Researchers say tweeting about it or posting your concerns online could one day help alert drug companies and federal regulators to problems more quickly -- potentially saving lives and money.
The project at the University of Virginia and West Virginia University, still in its infancy, capitalizes on the idea that many companies -- pharmaceutical and otherwise -- already use the Internet to get consumer product and service feedback.
Sifting through innumerable posts on Twitter, Facebook, online message boards and blogs, the researchers will search for early warning signs of adverse drug reactions and interactions normally reported to the Food and Drug Administration and pharmaceutical companies through official channels by consumers and doctors.
People are increasingly turning to the Internet to find out what's ailing them, complain about their symptoms or read up on personal health issues, said Ahmed Abbasi, a professor of information technology at U.Va.'s McIntire School of Commerce in Charlottesville. He says using data from social media could help modernize drug surveillance and have major public health, safety and business impacts.

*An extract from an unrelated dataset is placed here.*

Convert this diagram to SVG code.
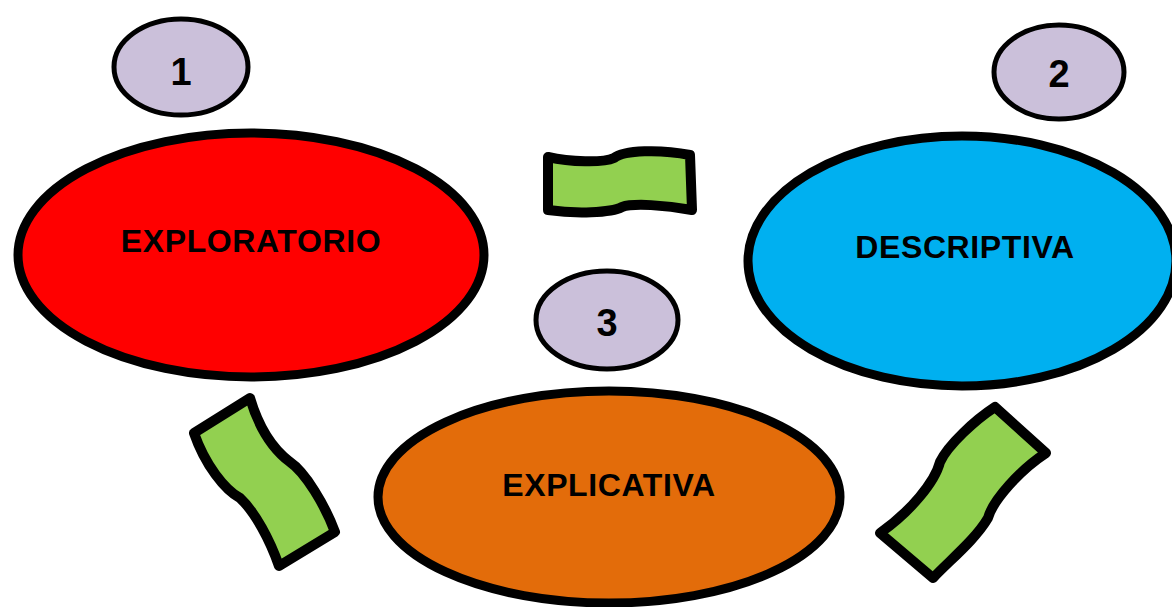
<svg xmlns="http://www.w3.org/2000/svg" width="1172" height="607" viewBox="0 0 1172 607">
<style>
.big{stroke:#000;stroke-width:9}
.num{fill:#CBC0DA;stroke:#000;stroke-width:5}
.lbl{font-family:"Liberation Sans",Arial,sans-serif;font-weight:bold;font-size:32px;letter-spacing:0.6px;text-anchor:middle;fill:#000}
.n{font-family:"Liberation Sans",Arial,sans-serif;font-weight:bold;font-size:38px;text-anchor:middle;fill:#000}
.wave{fill:#92D050;stroke:#000;stroke-width:10;stroke-linejoin:round;stroke-linecap:round}
</style>
<rect width="1172" height="607" fill="#fff"/>
<g id="connectors">
<path class="wave" d="M548,157 C570,162 603,163 614,158 C624,150 660,149 690,155 L692,210 C665,205 633,203 622,207 C611,213 575,214 548,210 Z"/>
<path class="wave" d="M250,398 C258,425 270,447 290,462 C305,472 325,505 335,532 L279,566 C270,540 255,512 240,498 C225,490 205,465 194,433 Z"/>
<path class="wave" d="M995,407 C975,420 948,445 940,462 C935,482 910,512 880,533 L933,578 C950,560 975,540 988,518 C993,500 1020,470 1046,453 Z"/>
</g>
<g id="exploratorio">
<ellipse class="big" cx="251" cy="255" rx="233" ry="122" fill="#FF0000"/>
<text class="lbl" x="251" y="252">EXPLORATORIO</text>
</g>
<g id="descriptiva">
<ellipse class="big" cx="962" cy="261" rx="214" ry="125" fill="#00B0F0"/>
<text class="lbl" x="965" y="258">DESCRIPTIVA</text>
</g>
<g id="explicativa">
<ellipse class="big" cx="609" cy="497" rx="231" ry="106" fill="#E36C0A"/>
<text class="lbl" x="609" y="496">EXPLICATIVA</text>
</g>
<g id="num1">
<ellipse class="num" cx="181" cy="67" rx="67" ry="48"/>
<text class="n" x="181" y="85">1</text>
</g>
<g id="num2">
<ellipse class="num" cx="1059" cy="72" rx="65" ry="47"/>
<text class="n" x="1059" y="87">2</text>
</g>
<g id="num3">
<ellipse class="num" cx="607" cy="320" rx="71" ry="49"/>
<text class="n" x="607" y="336">3</text>
</g>
</svg>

The research team hopes sharing its findings with the larger medical community through a manageable database would allow the industry and regulators to investigate adverse drug reactions sooner and help patients too, said West Virginia University computer science professor Donald Adjeroh, who is co-leading the team.
"If you get one thousand people saying the same kind of thing [about a drug], you know that there is maybe something going on somewhere," Adjeroh said.
Funded by a $130,000 grant through the National Science Foundation's Smart Health and Wellbeing program, the project builds on earlier work analyzing online posts from 2000 to early 2012 for mentions of 20 drugs. Researchers say the earlier effort detected adverse drug reactions - in some cases years earlier than current methods.
Abbasi said their data mining of online sources was able to identify patients experiencing tendon ruptures after using the popular antibiotic Cipro at least two years before the FDA issued its most urgent "black box" warning for the drug and similar antibiotics in 2008.
Despite the rigorous testing and clinical trials before new drugs are on the market, sometimes side effects don't show up until they are used by a large number of people.